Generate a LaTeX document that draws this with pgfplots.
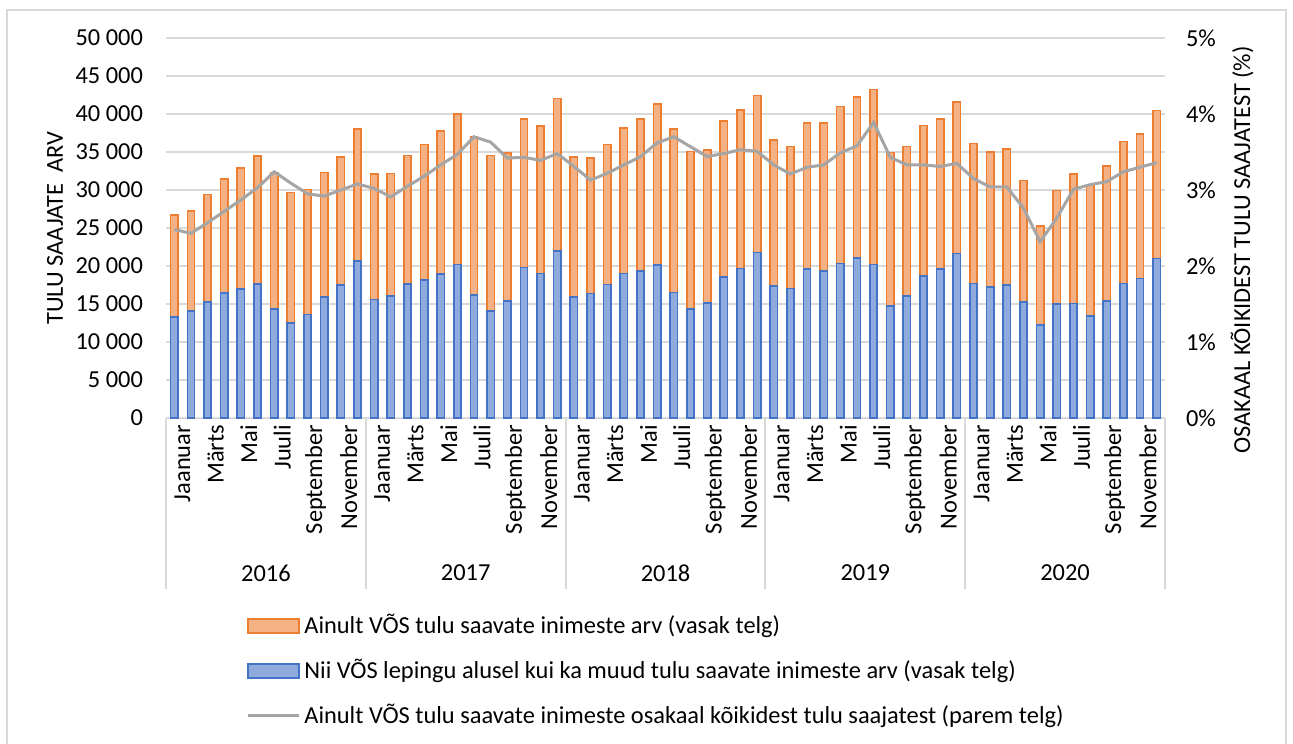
\documentclass[border=0pt]{standalone}
\usepackage{pgfplots}
\pgfplotsset{compat=1.18}
\usepackage{pgfplotstable}
\usepackage{fontspec}
\setmainfont{Carlito}
\definecolor{obar}{HTML}{F4B183}
\definecolor{oedge}{HTML}{ED7D31}
\definecolor{bbar}{HTML}{8FAADC}
\definecolor{bedge}{HTML}{4472C4}
\definecolor{lgray}{HTML}{A5A5A5}
\definecolor{gridc}{HTML}{D9D9D9}
\pgfplotstableread{
x blue orange pct
0 13300 13400 2.48
1 14050 13220 2.43
2 15240 14190 2.57
3 16430 14980 2.72
4 16960 15940 2.87
5 17620 16870 3.03
6 14320 17880 3.24
7 12470 17180 3.09
8 13610 16480 2.95
9 15950 16380 2.92
10 17490 16830 3.00
11 20620 17400 3.08
12 15590 16480 3.02
13 16080 16080 2.91
14 17620 16920 3.05
15 18190 17800 3.18
16 18940 18810 3.33
17 20220 19780 3.47
18 16170 20790 3.70
19 14100 20440 3.63
20 15420 19470 3.42
21 19780 19600 3.43
22 19030 19380 3.39
23 21980 20040 3.48
24 15950 18370 3.31
25 16390 17790 3.13
26 17580 18410 3.22
27 19030 19120 3.33
28 19380 19960 3.44
29 20130 21190 3.62
30 16520 21540 3.70
31 14320 20740 3.57
32 15150 20090 3.44
33 18590 20480 3.48
34 19690 20840 3.53
35 21760 20660 3.51
36 17400 19210 3.33
37 17050 18680 3.21
38 19600 19250 3.30
39 19340 19510 3.33
40 20350 20620 3.49
41 21060 21180 3.58
42 20220 22990 3.89
43 14710 20220 3.43
44 16030 19700 3.33
45 18720 19780 3.33
46 19600 19740 3.31
47 21630 19950 3.35
48 17710 18410 3.15
49 17270 17750 3.04
50 17530 17840 3.04
51 15290 15940 2.76
52 12250 12990 2.32
53 14980 14930 2.63
54 15070 17040 3.01
55 13440 17260 3.07
56 15420 17750 3.11
57 17710 18680 3.24
58 18370 18980 3.30
59 21010 19430 3.36
}\data

\begin{document}
\begin{tikzpicture}[font=\fontsize{12.2}{14.6}\selectfont]
\useasboundingbox (0,0) rectangle (646.5pt,-371.5pt);
\draw[gridc, line width=1pt] (3.5pt,-5pt) rectangle (643pt,-400pt);
\begin{axis}[
  at={(83pt,-209pt)}, anchor=south west,
  scale only axis, width=499.5pt, height=190pt,
  xmin=-0.5, xmax=59.5, ymin=0, ymax=50000,
  clip=false,
  scaled y ticks=false,
  ybar stacked, bar width=0.44,
  axis line style={draw=none},
  ymajorgrids, grid style={gridc, line width=1pt},
  major tick length=0pt,
  tick label style={font=\fontsize{12.2}{14.6}\selectfont},
  ytick={0,5000,10000,15000,20000,25000,30000,35000,40000,45000,50000},
  yticklabels={0,5 000,10 000,15 000,20 000,25 000,30 000,35 000,40 000,45 000,50 000},
  yticklabel style={xshift=-8pt},
  xtick={0,2,...,58},
  xticklabels={Jaanuar,Märts,Mai,Juuli,September,November,Jaanuar,Märts,Mai,Juuli,September,November,Jaanuar,Märts,Mai,Juuli,September,November,Jaanuar,Märts,Mai,Juuli,September,November,Jaanuar,Märts,Mai,Juuli,September,November},
  xticklabel style={rotate=90, anchor=east, yshift=-4pt},
]
\addplot[fill=bbar, draw=bedge, line width=0.8pt] table[x=x,y=blue]{\data};
\addplot[fill=obar, draw=oedge, line width=0.8pt] table[x=x,y=orange]{\data};
\draw[gridc, line width=1pt] (axis cs:-0.5,0) -- (axis cs:59.5,0);
\draw[gridc, line width=1pt] (axis cs:-0.5,0) -- ([yshift=-85.5pt]axis cs:-0.5,0);
\draw[gridc, line width=1pt] (axis cs:11.5,0) -- ([yshift=-85.5pt]axis cs:11.5,0);
\draw[gridc, line width=1pt] (axis cs:23.5,0) -- ([yshift=-85.5pt]axis cs:23.5,0);
\draw[gridc, line width=1pt] (axis cs:35.5,0) -- ([yshift=-85.5pt]axis cs:35.5,0);
\draw[gridc, line width=1pt] (axis cs:47.5,0) -- ([yshift=-85.5pt]axis cs:47.5,0);
\draw[gridc, line width=1pt] (axis cs:59.5,0) -- ([yshift=-85.5pt]axis cs:59.5,0);
\node at ([yshift=-77.5pt]axis cs:5.5,0) {2016};
\node at ([yshift=-77.5pt]axis cs:17.5,0) {2017};
\node at ([yshift=-77.5pt]axis cs:29.5,0) {2018};
\node at ([yshift=-77.5pt]axis cs:41.5,0) {2019};
\node at ([yshift=-77.5pt]axis cs:53.5,0) {2020};
\end{axis}
\begin{axis}[
  at={(83pt,-209pt)}, anchor=south west,
  scale only axis, width=499.5pt, height=190pt,
  xmin=-0.5, xmax=59.5, ymin=0, ymax=5,
  hide x axis,
  axis line style={draw=none},
  major tick length=0pt,
  tick label style={font=\fontsize{12.2}{14.6}\selectfont},
  ytick={0,1,2,3,4,5},
  yticklabels={0\%,1\%,2\%,3\%,4\%,5\%},
  yticklabel pos=right,
  yticklabel style={xshift=7pt},
]
\addplot[lgray, line width=1.5pt, mark=none] table[x=x,y=pct]{\data};
\end{axis}
\node[rotate=90] at (27.5pt,-114pt) {TULU SAAJATE\ \ ARV};
\node[rotate=90] at (621pt,-125pt) {OSAKAAL KÕIKIDEST TULU SAAJATEST (\%)};
\draw[fill=obar, draw=oedge, line width=0.8pt] (124pt,-309.5pt) rectangle (149.5pt,-316.5pt);
\node[anchor=west, inner sep=0pt] at (152pt,-313pt) {Ainult VÕS tulu saavate inimeste arv (vasak telg)};
\draw[fill=bbar, draw=bedge, line width=0.8pt] (124pt,-332pt) rectangle (149.5pt,-339pt);
\node[anchor=west, inner sep=0pt] at (152pt,-335.5pt) {Nii VÕS lepingu alusel kui ka muud tulu saavate inimeste arv (vasak telg)};
\draw[lgray, line width=1.5pt] (124pt,-357.5pt) -- (149.5pt,-357.5pt);
\node[anchor=west, inner sep=0pt] at (152pt,-358pt) {Ainult VÕS tulu saavate inimeste osakaal kõikidest tulu saajatest (parem telg)};
\end{tikzpicture}
\end{document}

□ □ □

Short exercise:
Retype the listing exactly. Pictures do not belong in the copy.

Result:
Generate a LaTeX document that draws this with pgfplots.
\documentclass[border=0pt]{standalone}
\usepackage{pgfplots}
\pgfplotsset{compat=1.18}
\usepackage{pgfplotstable}
\usepackage{fontspec}
\setmainfont{Carlito}
\definecolor{obar}{HTML}{F4B183}
\definecolor{oedge}{HTML}{ED7D31}
\definecolor{bbar}{HTML}{8FAADC}
\definecolor{bedge}{HTML}{4472C4}
\definecolor{lgray}{HTML}{A5A5A5}
\definecolor{gridc}{HTML}{D9D9D9}
\pgfplotstableread{
x blue orange pct
0 13300 13400 2.48
1 14050 13220 2.43
2 15240 14190 2.57
3 16430 14980 2.72
4 16960 15940 2.87
5 17620 16870 3.03
6 14320 17880 3.24
7 12470 17180 3.09
8 13610 16480 2.95
9 15950 16380 2.92
10 17490 16830 3.00
11 20620 17400 3.08
12 15590 16480 3.02
13 16080 16080 2.91
14 17620 16920 3.05
15 18190 17800 3.18
16 18940 18810 3.33
17 20220 19780 3.47
18 16170 20790 3.70
19 14100 20440 3.63
20 15420 19470 3.42
21 19780 19600 3.43
22 19030 19380 3.39
23 21980 20040 3.48
24 15950 18370 3.31
25 16390 17790 3.13
26 17580 18410 3.22
27 19030 19120 3.33
28 19380 19960 3.44
29 20130 21190 3.62
30 16520 21540 3.70
31 14320 20740 3.57
32 15150 20090 3.44
33 18590 20480 3.48
34 19690 20840 3.53
35 21760 20660 3.51
36 17400 19210 3.33
37 17050 18680 3.21
38 19600 19250 3.30
39 19340 19510 3.33
40 20350 20620 3.49
41 21060 21180 3.58
42 20220 22990 3.89
43 14710 20220 3.43
44 16030 19700 3.33
45 18720 19780 3.33
46 19600 19740 3.31
47 21630 19950 3.35
48 17710 18410 3.15
49 17270 17750 3.04
50 17530 17840 3.04
51 15290 15940 2.76
52 12250 12990 2.32
53 14980 14930 2.63
54 15070 17040 3.01
55 13440 17260 3.07
56 15420 17750 3.11
57 17710 18680 3.24
58 18370 18980 3.30
59 21010 19430 3.36
}\data

\begin{document}
\begin{tikzpicture}[font=\fontsize{12.2}{14.6}\selectfont]
\useasboundingbox (0,0) rectangle (646.5pt,-371.5pt);
\draw[gridc, line width=1pt] (3.5pt,-5pt) rectangle (643pt,-400pt);
\begin{axis}[
  at={(83pt,-209pt)}, anchor=south west,
  scale only axis, width=499.5pt, height=190pt,
  xmin=-0.5, xmax=59.5, ymin=0, ymax=50000,
  clip=false,
  scaled y ticks=false,
  ybar stacked, bar width=0.44,
  axis line style={draw=none},
  ymajorgrids, grid style={gridc, line width=1pt},
  major tick length=0pt,
  tick label style={font=\fontsize{12.2}{14.6}\selectfont},
  ytick={0,5000,10000,15000,20000,25000,30000,35000,40000,45000,50000},
  yticklabels={0,5 000,10 000,15 000,20 000,25 000,30 000,35 000,40 000,45 000,50 000},
  yticklabel style={xshift=-8pt},
  xtick={0,2,...,58},
  xticklabels={Jaanuar,Märts,Mai,Juuli,September,November,Jaanuar,Märts,Mai,Juuli,September,November,Jaanuar,Märts,Mai,Juuli,September,November,Jaanuar,Märts,Mai,Juuli,September,November,Jaanuar,Märts,Mai,Juuli,September,November},
  xticklabel style={rotate=90, anchor=east, yshift=-4pt},
]
\addplot[fill=bbar, draw=bedge, line width=0.8pt] table[x=x,y=blue]{\data};
\addplot[fill=obar, draw=oedge, line width=0.8pt] table[x=x,y=orange]{\data};
\draw[gridc, line width=1pt] (axis cs:-0.5,0) -- (axis cs:59.5,0);
\draw[gridc, line width=1pt] (axis cs:-0.5,0) -- ([yshift=-85.5pt]axis cs:-0.5,0);
\draw[gridc, line width=1pt] (axis cs:11.5,0) -- ([yshift=-85.5pt]axis cs:11.5,0);
\draw[gridc, line width=1pt] (axis cs:23.5,0) -- ([yshift=-85.5pt]axis cs:23.5,0);
\draw[gridc, line width=1pt] (axis cs:35.5,0) -- ([yshift=-85.5pt]axis cs:35.5,0);
\draw[gridc, line width=1pt] (axis cs:47.5,0) -- ([yshift=-85.5pt]axis cs:47.5,0);
\draw[gridc, line width=1pt] (axis cs:59.5,0) -- ([yshift=-85.5pt]axis cs:59.5,0);
\node at ([yshift=-77.5pt]axis cs:5.5,0) {2016};
\node at ([yshift=-77.5pt]axis cs:17.5,0) {2017};
\node at ([yshift=-77.5pt]axis cs:29.5,0) {2018};
\node at ([yshift=-77.5pt]axis cs:41.5,0) {2019};
\node at ([yshift=-77.5pt]axis cs:53.5,0) {2020};
\end{axis}
\begin{axis}[
  at={(83pt,-209pt)}, anchor=south west,
  scale only axis, width=499.5pt, height=190pt,
  xmin=-0.5, xmax=59.5, ymin=0, ymax=5,
  hide x axis,
  axis line style={draw=none},
  major tick length=0pt,
  tick label style={font=\fontsize{12.2}{14.6}\selectfont},
  ytick={0,1,2,3,4,5},
  yticklabels={0\%,1\%,2\%,3\%,4\%,5\%},
  yticklabel pos=right,
  yticklabel style={xshift=7pt},
]
\addplot[lgray, line width=1.5pt, mark=none] table[x=x,y=pct]{\data};
\end{axis}
\node[rotate=90] at (27.5pt,-114pt) {TULU SAAJATE\ \ ARV};
\node[rotate=90] at (621pt,-125pt) {OSAKAAL KÕIKIDEST TULU SAAJATEST (\%)};
\draw[fill=obar, draw=oedge, line width=0.8pt] (124pt,-309.5pt) rectangle (149.5pt,-316.5pt);
\node[anchor=west, inner sep=0pt] at (152pt,-313pt) {Ainult VÕS tulu saavate inimeste arv (vasak telg)};
\draw[fill=bbar, draw=bedge, line width=0.8pt] (124pt,-332pt) rectangle (149.5pt,-339pt);
\node[anchor=west, inner sep=0pt] at (152pt,-335.5pt) {Nii VÕS lepingu alusel kui ka muud tulu saavate inimeste arv (vasak telg)};
\draw[lgray, line width=1.5pt] (124pt,-357.5pt) -- (149.5pt,-357.5pt);
\node[anchor=west, inner sep=0pt] at (152pt,-358pt) {Ainult VÕS tulu saavate inimeste osakaal kõikidest tulu saajatest (parem telg)};
\end{tikzpicture}
\end{document}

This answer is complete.